Run the full test suite.
If tests fail:
- Report which tests failed
- Stop — do not proceed with merge
- Tell the user: "Tests failed. Fix the failures before merging."
If tests pass:
- Report:
All tests passing
- Proceed to next step
Step 5: Confirm Review Status
Before merging, ask the user with AskUserQuestion:
"Tests are passing. Has the code review been completed and approved?"
Options: "Yes, merge to main" and "No, stop here"
If the user says no, stop and report:
"Commit and tests complete. Branch is ready to merge after review."
Step 6: Detect Default Branch
Determine whether the repository uses main or master:
git rev-parse --verify main 2>/dev/null && echo main || echo master
Step 7: Merge into Main
Store the current feature branch name, then switch to the default branch:
git checkout <default-branch>
Do NOT run git pull — all operations are local only.
Merge with no fast-forward to preserve the feature branch history:
git merge --no-ff <feature-branch> -m "Merge <feature-branch> into <default-branch>"
Step 8: Handle Result
If merge succeeds:
Merge complete!
Branch: <feature-branch> → <default-branch>
Commit: feat(KEY-123): <description>
Tests: All passing
If merge conflicts occur:
- Report the conflicting files:
git diff --name-only --diff-filter=U
- Abort the merge to leave the repo clean:
git merge --abort
- Switch back to the feature branch:
git checkout <feature-branch>
- Tell the user:
"Merge conflicts detected in: [file list]. The merge has been aborted and you're back on your feature branch. Resolve conflicts manually or rebase before retrying."

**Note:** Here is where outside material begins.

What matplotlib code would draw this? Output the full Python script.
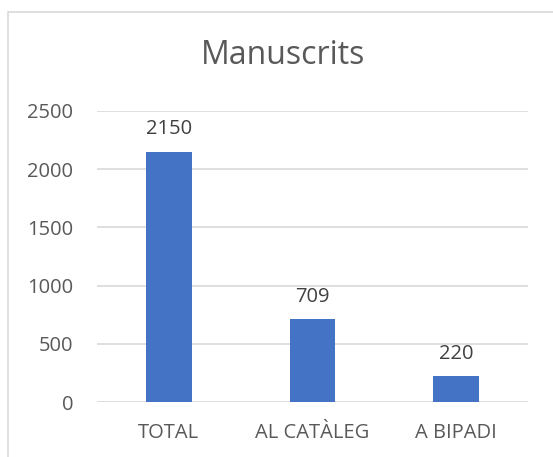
import matplotlib
matplotlib.use("Agg")
import matplotlib.pyplot as plt
from matplotlib.patches import Rectangle

categories = ["TOTAL", "AL CATÀLEG", "A BIPADI"]
values = [2150, 709, 220]
yticks = [0, 500, 1000, 1500, 2000, 2500]

text_color = "#595959"
label_color = "#404040"
bar_color = "#4472c4"
grid_color = "#d9d9d9"

plt.rcParams['font.family'] = ['Open Sans', 'DejaVu Sans']

fig = plt.figure(figsize=(5.53, 4.57), dpi=100)
# chart border (cut off at right and bottom in the original)
fig.patches.append(Rectangle((8 / 553, -0.1), 1.2, 1 - 12 / 457 + 0.1,
                             transform=fig.transFigure, fill=False,
                             edgecolor=grid_color, linewidth=1.2))

ax = fig.add_axes([97 / 553, 1 - 402 / 457, 431 / 553, 291 / 457])
x = range(len(categories))
bars = ax.bar(x, values, width=0.32, color=bar_color, zorder=3)
for b, v in zip(bars, values):
    ax.annotate(str(v), (b.get_x() + b.get_width() / 2, v),
                xytext=(0, 9), textcoords="offset points",
                ha="center", va="bottom", fontsize=14.5, color=label_color)

ax.set_xlim(-0.5, len(categories) - 0.5)
ax.set_ylim(0, 2500)
ax.set_yticks(yticks)
ax.set_xticks(list(x))
ax.set_xticklabels(categories)
ax.tick_params(axis="both", length=0, labelsize=14.5, labelcolor=text_color)
ax.tick_params(axis="y", pad=17)
ax.tick_params(axis="x", pad=15)
ax.yaxis.grid(True, color=grid_color, linewidth=1.2, zorder=0)
for s in ax.spines.values():
    s.set_visible(False)

fig.text(283 / 553, 1 - 55 / 457, "Manuscrits", ha="center", va="center",
         fontsize=23, color=text_color)

fig.savefig("out.png", dpi=100)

Do NOT attempt to auto-resolve conflicts.
Best Practices
- All operations are local — never push, pull, or fetch from remote
- Always run tests before merging — never skip this step
- Use
--no-ff to keep feature branch history visible in the git log
- Extract the ticket key from the branch name to avoid asking the user
- If merge conflicts occur, abort cleanly and report — let the user decide how to resolve
- Never use destructive git operations (force push, reset --hard, etc.)